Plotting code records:
^^^^
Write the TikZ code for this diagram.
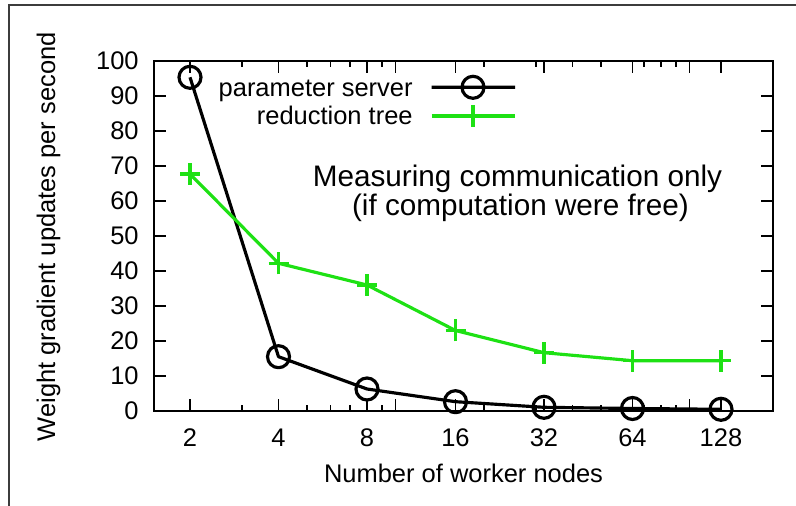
\documentclass[tikz,border=0pt]{standalone}
\usepackage{fontspec}
\setmainfont{Liberation Sans}
\usepackage{tikz}
\definecolor{rtgreen}{RGB}{30,225,20}
\definecolor{framegray}{RGB}{60,60,60}

\begin{document}
\begin{tikzpicture}[x=0.02cm, y=0.02cm,
  axisline/.style={black, line width=1.1pt},
  tickline/.style={black, line width=0.9pt},
  psline/.style={black, line width=1.8pt, line join=round},
  rtline/.style={rtgreen, line width=1.8pt, line join=round},
  ticklbl/.style={font=\fontsize{14.5}{17}\selectfont},
  notelbl/.style={font=\fontsize{16.9}{20}\selectfont}]
\tikzstyle{every node}+=[inner sep=0pt]
\useasboundingbox (0,0) rectangle (796,-506);
\draw [framegray, line width=0.8pt] (796,-5) -- (9,-5) -- (9,-506);
\draw [axisline] (154,-61) rectangle (773,-411);
\draw [tickline] (154,-376) -- (166,-376) (154,-341) -- (166,-341) (154,-306) -- (166,-306);
\draw [tickline] (154,-271) -- (166,-271) (154,-236) -- (166,-236) (154,-201) -- (166,-201);
\draw [tickline] (154,-166) -- (166,-166) (154,-131) -- (166,-131) (154,-96) -- (166,-96);
\draw [tickline] (773,-376) -- (761,-376) (773,-341) -- (761,-341) (773,-306) -- (761,-306);
\draw [tickline] (773,-271) -- (761,-271) (773,-236) -- (761,-236) (773,-201) -- (761,-201);
\draw [tickline] (773,-166) -- (761,-166) (773,-131) -- (761,-131) (773,-96) -- (761,-96);
\draw [tickline] (190,-411) -- (190,-399) (278.5,-411) -- (278.5,-399) (367,-411) -- (367,-399);
\draw [tickline] (455.5,-411) -- (455.5,-399) (544,-411) -- (544,-399) (632.5,-411) -- (632.5,-399);
\draw [tickline] (721,-411) -- (721,-399) (395.5,-411) -- (395.5,-399) (689.5,-411) -- (689.5,-399);
\draw [tickline] (190,-61) -- (190,-73) (278.5,-61) -- (278.5,-73) (367,-61) -- (367,-73);
\draw [tickline] (455.5,-61) -- (455.5,-73) (544,-61) -- (544,-73) (632.5,-61) -- (632.5,-73);
\draw [tickline] (721,-61) -- (721,-73) (395.5,-61) -- (395.5,-73) (689.5,-61) -- (689.5,-73);
\draw [tickline] (241.8,-411) -- (241.8,-405) (307,-411) -- (307,-405) (330.3,-411) -- (330.3,-405);
\draw [tickline] (349.9,-411) -- (349.9,-405) (382,-411) -- (382,-405) (484,-411) -- (484,-405);
\draw [tickline] (535.8,-411) -- (535.8,-405) (572.5,-411) -- (572.5,-405) (601,-411) -- (601,-405);
\draw [tickline] (643.9,-411) -- (643.9,-405) (661,-411) -- (661,-405) (676,-411) -- (676,-405);
\draw [tickline] (241.8,-61) -- (241.8,-67) (307,-61) -- (307,-67) (330.3,-61) -- (330.3,-67);
\draw [tickline] (349.9,-61) -- (349.9,-67) (382,-61) -- (382,-67) (484,-61) -- (484,-67);
\draw [tickline] (535.8,-61) -- (535.8,-67) (572.5,-61) -- (572.5,-67) (601,-61) -- (601,-67);
\draw [tickline] (643.9,-61) -- (643.9,-67) (661,-61) -- (661,-67) (676,-61) -- (676,-67);
\node [ticklbl, anchor=east] (y0) at (139,-411) {0};
\node [ticklbl, anchor=east] (y10) at (139,-376) {10};
\node [ticklbl, anchor=east] (y20) at (139,-341) {20};
\node [ticklbl, anchor=east] (y30) at (139,-306) {30};
\node [ticklbl, anchor=east] (y40) at (139,-271) {40};
\node [ticklbl, anchor=east] (y50) at (139,-236) {50};
\node [ticklbl, anchor=east] (y60) at (139,-201) {60};
\node [ticklbl, anchor=east] (y70) at (139,-166) {70};
\node [ticklbl, anchor=east] (y80) at (139,-131) {80};
\node [ticklbl, anchor=east] (y90) at (139,-96) {90};
\node [ticklbl, anchor=east] (y100) at (139,-61) {100};
\node [ticklbl] (x2) at (190,-438) {2};
\node [ticklbl] (x4) at (278.5,-438) {4};
\node [ticklbl] (x8) at (367,-438) {8};
\node [ticklbl] (x16) at (455.5,-438) {16};
\node [ticklbl] (x32) at (544,-438) {32};
\node [ticklbl] (x64) at (632.5,-438) {64};
\node [ticklbl] (x128) at (721,-438) {128};
\node [ticklbl, anchor=base] (xlabel) at (463.5,-483) {Number of worker nodes};
\node [ticklbl, anchor=base, rotate=90] (ylabel) at (55,-236.7) {Weight gradient updates per second};
\coordinate (p2) at (190,-77.3);
\coordinate (p4) at (278.5,-356.7);
\coordinate (p8) at (367,-389);
\coordinate (p16) at (455.5,-401.7);
\coordinate (p32) at (544,-407.3);
\coordinate (p64) at (632.5,-408.5);
\coordinate (p128) at (721,-409.3);
\coordinate (r2) at (190,-174);
\coordinate (r4) at (278.5,-263.3);
\coordinate (r8) at (367,-285);
\coordinate (r16) at (455.5,-330.5);
\coordinate (r32) at (544,-352.7);
\coordinate (r64) at (632.5,-360.7);
\coordinate (r128) at (721,-360.7);
\draw [psline] (p2) -- (p4) -- (p8) -- (p16) -- (p32) -- (p64) -- (p128);
\draw [psline] (p2) circle (11) (p4) circle (11) (p8) circle (11) (p16) circle (11);
\draw [psline] (p32) circle (11) (p64) circle (11) (p128) circle (11);
\draw [rtline] (r2) -- (r4) -- (r8) -- (r16) -- (r32) -- (r64) -- (r128);
\draw [rtline] (r2) ++(-10,0) -- ++(20,0) (r2) ++(0,-11) -- ++(0,22);
\draw [rtline] (r4) ++(-10,0) -- ++(20,0) (r4) ++(0,-11) -- ++(0,22);
\draw [rtline] (r8) ++(-10,0) -- ++(20,0) (r8) ++(0,-11) -- ++(0,22);
\draw [rtline] (r16) ++(-10,0) -- ++(20,0) (r16) ++(0,-11) -- ++(0,22);
\draw [rtline] (r32) ++(-10,0) -- ++(20,0) (r32) ++(0,-11) -- ++(0,22);
\draw [rtline] (r64) ++(-10,0) -- ++(20,0) (r64) ++(0,-11) -- ++(0,22);
\draw [rtline] (r128) ++(-10,0) -- ++(20,0) (r128) ++(0,-11) -- ++(0,22);
\node [ticklbl, anchor=base east] (psname) at (413,-96.7) {parameter server};
\node [ticklbl, anchor=base east] (rtname) at (413,-125) {reduction tree};
\coordinate (psa) at (431.7,-87.3);
\coordinate (psb) at (515,-87.3);
\coordinate (psm) at (473,-87.3);
\coordinate (rta) at (431.7,-116);
\coordinate (rtb) at (515,-116);
\coordinate (rtm) at (473,-116);
\draw [psline] (psa) -- (psb) (psm) circle (11);
\draw [rtline] (rta) -- (rtb) (rtm) ++(0,-11) -- ++(0,22);
\node [notelbl, anchor=base] (note1) at (517.5,-186.7) {Measuring communication only};
\node [notelbl, anchor=base] (note2) at (520.4,-216) {(if computation were free)};
\end{tikzpicture}
\end{document}
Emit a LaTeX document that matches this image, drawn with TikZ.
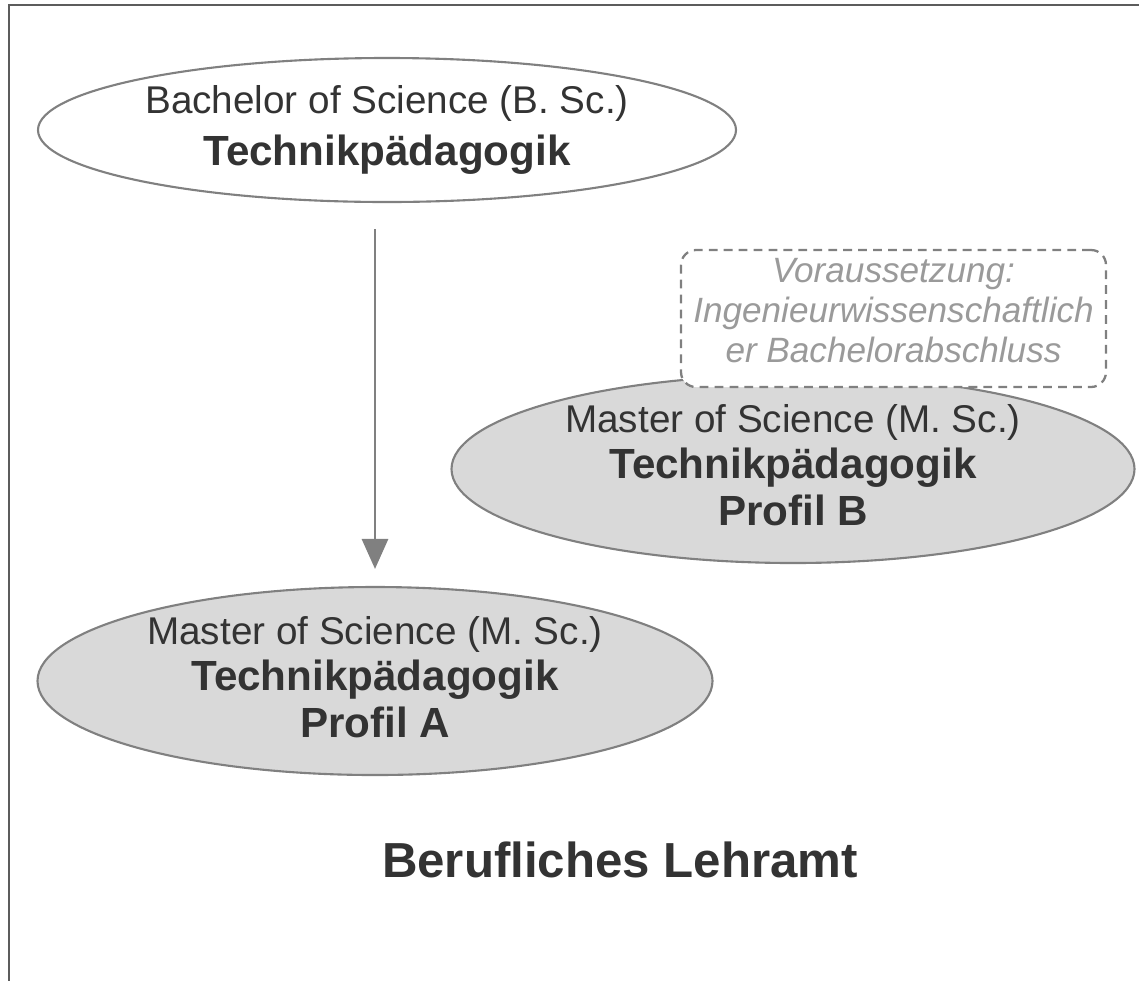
\documentclass[tikz,border=0pt]{standalone}
\usepackage{fontspec}
\setmainfont{Liberation Sans}
\usepackage{tikz}
\usetikzlibrary{arrows.meta,shapes.geometric}

\definecolor{linegray}{HTML}{808080}
\definecolor{fillgray}{HTML}{D9D9D9}
\definecolor{textdark}{HTML}{333333}
\definecolor{notegray}{HTML}{9A9A9A}

\begin{document}
\begin{tikzpicture}[
    prog/.style={ellipse,draw=linegray,line width=1.2pt,inner sep=0pt,
      text=textdark,align=center},
    master/.style={prog,fill=fillgray,text depth=5pt},
    cond/.style={draw=linegray,dash pattern=on 5pt off 3.5pt,line width=1.3pt,
      rounded corners=0.3cm,fill=white,inner sep=0pt,text=notegray,align=center,
      font=\itshape\fontsize{20}{22.7}\selectfont},
    flow/.style={-{Triangle[width=0.52cm,length=0.6cm]},draw=linegray,
      line width=1.7pt}
  ]
  \useasboundingbox (0,0) rectangle (22.78,-19.62);

  % frame
  \draw[textdark!80,line width=1pt] (22.78,-0.1) -- (0.18,-0.1) -- (0.18,-19.62);

  % programmes
  \node[prog,minimum width=13.96cm,minimum height=2.88cm] (bsc) at (7.74,-2.6)
    {\fontsize{22}{27}\selectfont Bachelor of Science (B. Sc.)\\[7pt]
     \bfseries\fontsize{24}{27}\selectfont Technikpädagogik};
  \node[master,minimum width=13.5cm,minimum height=3.76cm] (msca) at (7.5,-13.62)
    {\fontsize{22}{27}\selectfont Master of Science (M. Sc.)\\[3.5pt]
     \bfseries\fontsize{24}{27}\selectfont Technikpädagogik\\[3pt]
     \bfseries\fontsize{24}{27}\selectfont Profil A};
  \node[master,minimum width=13.66cm,minimum height=3.76cm] (mscb) at (15.86,-9.38)
    {\fontsize{22}{27}\selectfont Master of Science (M. Sc.)\\[3.5pt]
     \bfseries\fontsize{24}{27}\selectfont Technikpädagogik\\[3pt]
     \bfseries\fontsize{24}{27}\selectfont Profil B};

  % requirement for profile B
  \node[cond,minimum width=8.5cm,minimum height=2.74cm,text depth=9.5pt] (req) at (17.87,-6.37)
    {Voraussetzung:\\ Ingenieurwissenschaftlich\\ er Bachelorabschluss};

  \draw[flow] ([yshift=-0.52cm]bsc.south -| msca.north) -- ([yshift=0.34cm]msca.north);

  \node[text=textdark,font=\bfseries\fontsize{28}{32}\selectfont] (title) at (12.4,-17.2)
    {Berufliches Lehramt};
\end{tikzpicture}
\end{document}
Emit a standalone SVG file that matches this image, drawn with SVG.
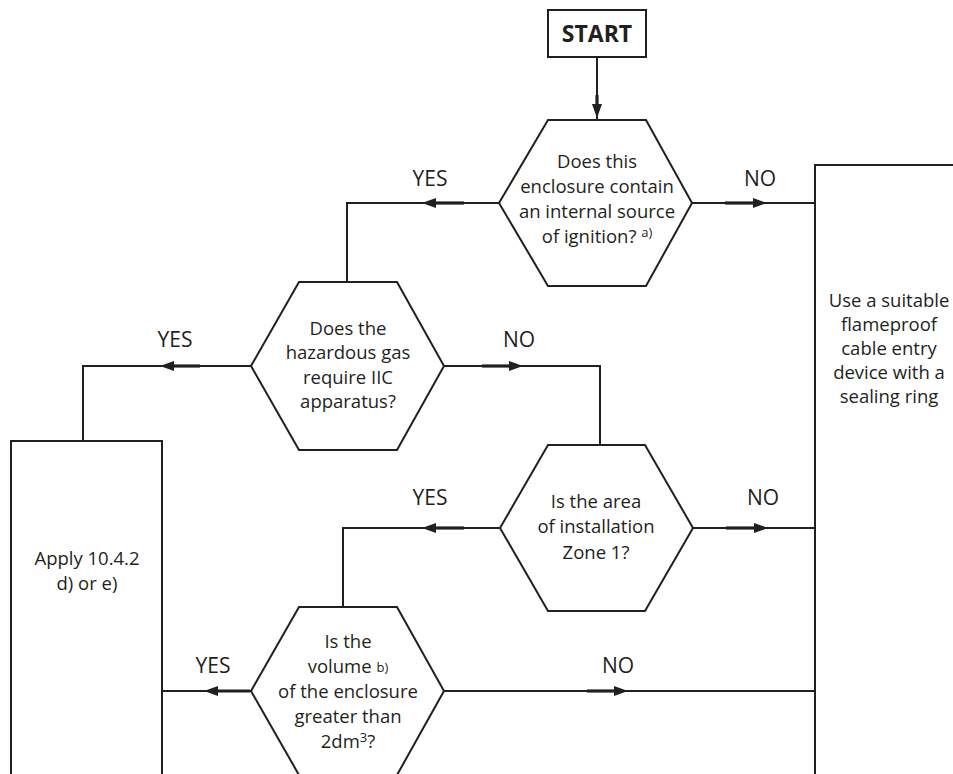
^^^^
Problem to work on
Tell how many lines hold the string "with", giving the number and nothing else.

Solution
2